第4話: 【ブルーのフロアソファ×大人シック】壁面収納が引き立つモードなリビング

日本人のDNAへアプローチ

マルイチセーリングのアイコン的なソファといえば、「SKIP/スキップ」。『床に暮らす』がコンセプトだ。1982 年に発表されたこのソファは、床に座りつつソファにもたれるという、日本人独特の使い方にヒントを得て考案された。床に座るとなんだかホッとする、という日本人のDNAへアプローチした戦略が見事大ヒットする。今ではスタンダードなフロアライフを提案するきっかけになった。その後「SKIP 1 MINI」「SKIP 4」という商品へと進化して、40年経過した現在でも、ローソファの定番として愛されている。

この「SKIP 1 MINI」「SKIP 4」のメリットは、ゴロ寝やあぐら姿勢ができるということ。床に近い位置でリラックスして過ごすのに最適なソファだ。日本の冬の風物詩であるこたつとの相性も抜群。「SKIP 1 MINI」「SKIP 4」を組み合わせることにより、こたつをスタイリッシュなインテリアに見せるというUP DATEも可能にしたのだ。

100%国産へのこだわり

創業当初から「100%国産ソファ」にこだわってきたマルイチセーリング。熟練した職人達により丁寧に選定された素材を使用。ソファに使われる部材はすべて国内で生産、小さなひとつひとつの金具までも地場のものを使い、製作しているというこだわりようだ。

「ALBA/アルバ」ソファの例で考えてみよう。

「ALBA/アルバ」で選べるオイルフィニッシュレザーは、北海道で育てられた100%国産ホルスタイン牛の厳選された原皮を使用。ナチュラルな質感のしなやかな最高級レザーだ。オイル仕上げなので、アニリン染料やセミアニリン仕上げのレザーと違い、シボや色味の味わいを感じられ、使い込むごとに味わいを感じ、永きにわたり経年変化を楽しめる。丁寧にメンテナンスしつつ、愛でながらソファを育てていく感覚を味わえる。取り扱いが難しいオイルフィニッシュレザーを採用するにも理由があるのだ。

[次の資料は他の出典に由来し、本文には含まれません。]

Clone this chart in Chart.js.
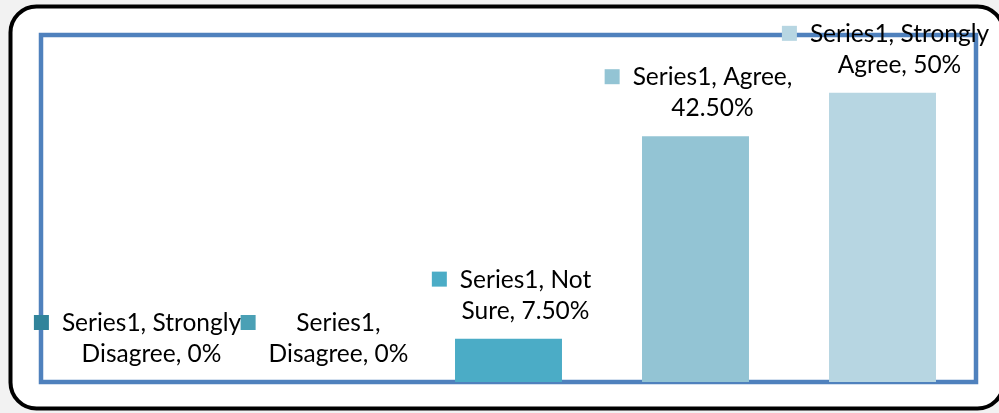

ラフな感じでソファを使いたいなら、綿100%のインディゴデニムがおすすめだ。こちらは岡山県井原地区のインディゴデニムを使用している。昔ながらのシャトル織機で織られたレアな22.5オンスのスーパーヘビーオンスデニム。リーバイス同様右綾デニムなのもうれしいポイントだ。使い込むごとに出てくるタテ落ち具合により、ヴィンテージ感を楽しめる。

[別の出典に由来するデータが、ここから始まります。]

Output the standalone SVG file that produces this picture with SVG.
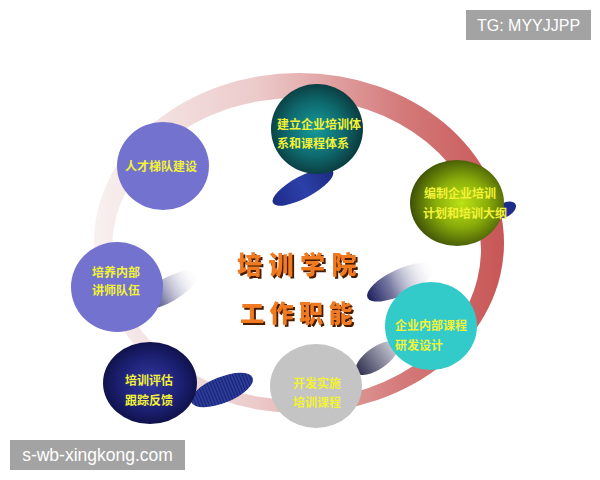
<svg xmlns="http://www.w3.org/2000/svg" width="600" height="480" viewBox="0 0 600 480">
<defs>
<linearGradient id="ringG" gradientUnits="userSpaceOnUse" x1="94" y1="0" x2="504" y2="0">
<stop offset="0" stop-color="#f8f0f0"/>
<stop offset="0.4" stop-color="#eccaca"/>
<stop offset="0.75" stop-color="#d47a7a"/>
<stop offset="1" stop-color="#c85656"/>
</linearGradient>
<radialGradient id="tealG" cx="0.48" cy="0.5" r="0.55">
<stop offset="0" stop-color="#169a9a"/>
<stop offset="0.55" stop-color="#0e6a6e"/>
<stop offset="1" stop-color="#0a3438"/>
</radialGradient>
<radialGradient id="greenG" cx="0.55" cy="0.5" r="0.55">
<stop offset="0" stop-color="#bde214"/>
<stop offset="0.5" stop-color="#8aae0a"/>
<stop offset="1" stop-color="#3e5006"/>
</radialGradient>
<radialGradient id="navyG" cx="0.5" cy="0.5" r="0.55">
<stop offset="0" stop-color="#3438a0"/>
<stop offset="0.6" stop-color="#1c2072"/>
<stop offset="1" stop-color="#0c0e40"/>
</radialGradient>
<linearGradient id="fadeG" x1="0" y1="0" x2="1" y2="0">
<stop offset="0" stop-color="#1c1e5c"/>
<stop offset="0.35" stop-color="#7a7ca4"/>
<stop offset="1" stop-color="#ffffff" stop-opacity="0"/>
</linearGradient>
<linearGradient id="greyFadeG" x1="0" y1="0" x2="1" y2="0">
<stop offset="0" stop-color="#2c2c4c"/>
<stop offset="1" stop-color="#d8d8e2"/>
</linearGradient>
<linearGradient id="blueG" x1="0" y1="0" x2="1" y2="0">
<stop offset="0" stop-color="#1e2c8a"/>
<stop offset="0.5" stop-color="#2c40a8"/>
<stop offset="1" stop-color="#1c2a80"/>
</linearGradient>
<pattern id="stripes" width="3" height="10" patternUnits="userSpaceOnUse">
<rect width="3" height="10" fill="#2c3c9c"/>
<rect width="1" height="10" fill="#18226c"/>
</pattern>
<filter id="shadow" x="-10%" y="-20%" width="125%" height="150%">
<feFlood flood-color="#4a1c00"/>
<feComposite in2="SourceAlpha" operator="in"/>
<feOffset dx="2" dy="2" result="sh"/>
<feMerge><feMergeNode in="sh"/><feMergeNode in="SourceGraphic"/></feMerge>
</filter>
<style>
.lbl{font-family:"Noto Sans CJK SC","Noto Sans CJK TC",sans-serif;font-weight:bold;fill:#f2f236;font-size:12px;}
.ttl{font-family:"Noto Sans CJK SC","Noto Sans CJK TC",sans-serif;font-weight:900;fill:#f07a22;filter:url(#shadow);}
.wm{font-family:"Liberation Sans","DejaVu Sans",sans-serif;fill:#ffffff;}
</style>
</defs>
<rect width="600" height="480" fill="#ffffff"/>

<g id="ring">
<path fill="url(#ringG)" fill-rule="evenodd" d="M94,243 A205,170 0 1 0 504,243 A205,170 0 1 0 94,243 Z M112,249 A184.5,151 0 1 0 481,249 A184.5,151 0 1 0 112,249 Z"/>
</g>

<g id="connectors">
<ellipse cx="303" cy="187" rx="34" ry="11" transform="rotate(-28 303 187)" fill="url(#blueG)"/>
<ellipse cx="505" cy="210" rx="12" ry="7" transform="rotate(-30 505 210)" fill="#1e2c8a"/>
<ellipse cx="168" cy="290" rx="34" ry="12" transform="rotate(-30 168 290)" fill="url(#fadeG)"/>
<ellipse cx="222" cy="390" rx="33" ry="13" transform="rotate(-22 222 390)" fill="url(#stripes)"/>
<ellipse cx="401" cy="282" rx="37" ry="13" transform="rotate(-25 401 282)" fill="url(#fadeG)"/>
<ellipse cx="377" cy="358" rx="25" ry="11" transform="rotate(-35 377 358)" fill="url(#greyFadeG)"/>
</g>

<g id="node-talent">
<ellipse cx="163" cy="166" rx="46" ry="44" fill="#7472cf"/>
<text class="lbl" x="125" y="170.5">人才梯队建设</text>
</g>

<g id="node-system">
<ellipse cx="317" cy="129" rx="46" ry="45" fill="url(#tealG)"/>
<text class="lbl" x="277" y="128.5">建立企业培训体</text>
<text class="lbl" x="277" y="147.5">系和课程体系</text>
</g>

<g id="node-plan">
<ellipse cx="457" cy="203" rx="47" ry="43" fill="url(#greenG)"/>
<text class="lbl" x="424" y="198">编制企业培训</text>
<text class="lbl" x="423" y="218">计划和培训大纲</text>
</g>

<g id="node-lecturer">
<ellipse cx="117" cy="287" rx="46" ry="45" fill="#7472cf"/>
<text class="lbl" x="92" y="276.5">培养内部</text>
<text class="lbl" x="92" y="294.5">讲师队伍</text>
</g>

<g id="node-evaluate">
<ellipse cx="150" cy="383" rx="47" ry="41" fill="url(#navyG)"/>
<text class="lbl" x="125" y="384.5">培训评估</text>
<text class="lbl" x="125" y="404.5">跟踪反馈</text>
</g>

<g id="node-implement">
<ellipse cx="316" cy="386" rx="46" ry="42" fill="#c4c4c4"/>
<text class="lbl" x="293" y="387.5">开发实施</text>
<text class="lbl" x="293" y="406.5">培训课程</text>
</g>

<g id="node-course">
<ellipse cx="431" cy="326" rx="46" ry="44" fill="#33caca"/>
<text class="lbl" x="395" y="329.5">企业内部课程</text>
<text class="lbl" x="395" y="349.5">研发设计</text>
</g>

<g id="title">
<text class="ttl" x="237" y="274" font-size="25" letter-spacing="6.5">培训学院</text>
<text class="ttl" x="240" y="322" font-size="24" letter-spacing="5.5">工作职能</text>
</g>

<g id="watermarks">
<rect x="466" y="10" width="125" height="30" fill="#a3a3a3"/>
<text class="wm" x="528.5" y="31" font-size="16" text-anchor="middle">TG: MYYJJPP</text>
<rect x="10" y="440" width="175" height="30" fill="#a3a3a3"/>
<text class="wm" x="97.5" y="461" font-size="17.5" text-anchor="middle">s-wb-xingkong.com</text>
</g>
</svg>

綿100%の酵素の帆布素材にもこだわっている。安易な染料を使わず、バクテリアでバイオウォッシュ加工を施しているのだ。そうすることにより、しなやかな肌触りを実現。中国産や南アジア産の帆布を目にする機会が多い今、国産の帆布は貴重だ。

低価格で手軽な輸入品に頼るという選択肢を選んだメーカーは数多くある。ただ防虫剤、化学染料、生産者の生い立ちが辿れない素材には不安がつきまとう。

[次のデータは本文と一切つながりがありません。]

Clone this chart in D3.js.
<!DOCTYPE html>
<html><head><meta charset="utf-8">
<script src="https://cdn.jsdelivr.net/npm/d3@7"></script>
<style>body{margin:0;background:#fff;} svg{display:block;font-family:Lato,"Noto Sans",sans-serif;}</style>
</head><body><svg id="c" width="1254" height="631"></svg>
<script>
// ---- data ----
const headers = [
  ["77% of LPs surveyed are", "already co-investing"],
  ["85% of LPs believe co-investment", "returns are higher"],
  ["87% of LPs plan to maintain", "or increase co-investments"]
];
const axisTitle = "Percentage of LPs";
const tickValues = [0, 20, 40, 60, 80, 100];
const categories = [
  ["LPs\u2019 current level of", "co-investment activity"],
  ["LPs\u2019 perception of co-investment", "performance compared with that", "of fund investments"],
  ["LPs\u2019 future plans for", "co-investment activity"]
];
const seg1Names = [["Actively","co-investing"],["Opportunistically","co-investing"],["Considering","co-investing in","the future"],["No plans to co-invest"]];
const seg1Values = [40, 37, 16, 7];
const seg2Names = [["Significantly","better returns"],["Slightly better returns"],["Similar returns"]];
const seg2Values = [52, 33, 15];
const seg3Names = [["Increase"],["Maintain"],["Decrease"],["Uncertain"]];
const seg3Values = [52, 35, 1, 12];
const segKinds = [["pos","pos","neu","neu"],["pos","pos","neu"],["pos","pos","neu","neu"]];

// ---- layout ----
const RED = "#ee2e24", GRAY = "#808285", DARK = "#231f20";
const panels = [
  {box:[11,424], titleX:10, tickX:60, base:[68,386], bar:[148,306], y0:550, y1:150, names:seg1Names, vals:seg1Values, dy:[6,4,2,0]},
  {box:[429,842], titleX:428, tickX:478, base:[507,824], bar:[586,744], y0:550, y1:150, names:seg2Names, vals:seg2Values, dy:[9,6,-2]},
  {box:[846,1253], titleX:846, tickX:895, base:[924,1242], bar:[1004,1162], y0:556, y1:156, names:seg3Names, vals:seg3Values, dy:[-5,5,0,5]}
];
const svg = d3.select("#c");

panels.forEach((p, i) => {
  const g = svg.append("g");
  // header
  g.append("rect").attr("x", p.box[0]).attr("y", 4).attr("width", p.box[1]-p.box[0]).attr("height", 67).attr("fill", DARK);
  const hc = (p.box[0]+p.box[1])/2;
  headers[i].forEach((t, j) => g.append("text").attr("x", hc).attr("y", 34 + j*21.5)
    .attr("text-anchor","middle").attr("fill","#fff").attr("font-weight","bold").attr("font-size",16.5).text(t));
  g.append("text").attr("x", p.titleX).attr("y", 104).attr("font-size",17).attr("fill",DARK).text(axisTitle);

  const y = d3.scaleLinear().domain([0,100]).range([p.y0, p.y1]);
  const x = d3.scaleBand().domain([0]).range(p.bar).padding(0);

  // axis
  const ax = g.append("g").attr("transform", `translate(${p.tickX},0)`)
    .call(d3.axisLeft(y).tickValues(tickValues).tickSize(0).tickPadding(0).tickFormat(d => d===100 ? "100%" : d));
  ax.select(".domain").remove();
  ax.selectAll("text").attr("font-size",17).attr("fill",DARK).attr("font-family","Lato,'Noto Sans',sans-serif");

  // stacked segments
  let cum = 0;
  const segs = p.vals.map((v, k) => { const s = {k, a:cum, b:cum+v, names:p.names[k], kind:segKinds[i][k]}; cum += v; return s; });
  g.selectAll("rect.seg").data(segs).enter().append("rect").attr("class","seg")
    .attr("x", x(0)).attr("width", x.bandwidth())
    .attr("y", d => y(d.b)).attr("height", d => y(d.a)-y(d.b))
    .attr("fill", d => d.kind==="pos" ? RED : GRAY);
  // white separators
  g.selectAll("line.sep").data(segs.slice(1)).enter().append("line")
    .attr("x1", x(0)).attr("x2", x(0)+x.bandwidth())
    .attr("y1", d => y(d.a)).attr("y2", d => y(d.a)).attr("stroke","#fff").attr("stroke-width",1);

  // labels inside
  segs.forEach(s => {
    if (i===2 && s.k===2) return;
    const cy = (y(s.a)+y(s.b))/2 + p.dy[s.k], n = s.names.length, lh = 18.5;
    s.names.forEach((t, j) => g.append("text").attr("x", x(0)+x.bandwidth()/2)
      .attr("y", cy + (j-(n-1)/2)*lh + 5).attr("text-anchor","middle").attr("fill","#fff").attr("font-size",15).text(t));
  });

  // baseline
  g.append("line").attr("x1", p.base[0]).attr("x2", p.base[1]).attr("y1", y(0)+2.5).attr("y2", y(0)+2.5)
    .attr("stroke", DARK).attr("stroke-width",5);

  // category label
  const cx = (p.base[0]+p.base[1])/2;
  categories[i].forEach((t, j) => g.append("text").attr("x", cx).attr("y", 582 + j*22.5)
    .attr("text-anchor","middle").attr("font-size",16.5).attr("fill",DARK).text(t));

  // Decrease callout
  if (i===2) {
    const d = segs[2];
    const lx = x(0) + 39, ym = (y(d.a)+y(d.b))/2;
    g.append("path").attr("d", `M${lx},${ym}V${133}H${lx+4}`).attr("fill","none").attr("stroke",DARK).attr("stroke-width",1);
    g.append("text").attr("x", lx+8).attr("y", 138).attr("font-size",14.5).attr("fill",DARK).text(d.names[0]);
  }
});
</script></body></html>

高品質を追い求めるマルイチセーリングは、国産100%にこだわっている。

受注生産方式でオーダーメイド感覚

20年近く前、当時の一般的な家具メーカーのスタンダードな方法は見込み生産だった。販売計画を基に同じ製品を大量に製作して在庫しておくシステム。そんな中でいち早くマルイチセーリングは受注生産方式を採択した。張地やサイズ、カラーなどカスタマイズできるシステムを取り入れたのだ。当時としてはとても画期的なこのシステムは、周りからは「何それ?」と理解してもらえなかったそう。

時代とともに、ソファ選びは自分だけのオリジナル感や、唯一無二のソファを求める傾向へと変化してきた。大きな買い物となるソファ選びは絶対に失敗したくないものだ。座面の硬さやパーツ、張地の素材など、こだわって選べるオーダーメイド感覚な注文の仕方は、時代のニーズに合っている。やっと時代が追いついてきた。

マルイチセーリングの存在感は、この感性と行動力に裏打ちされているのだ。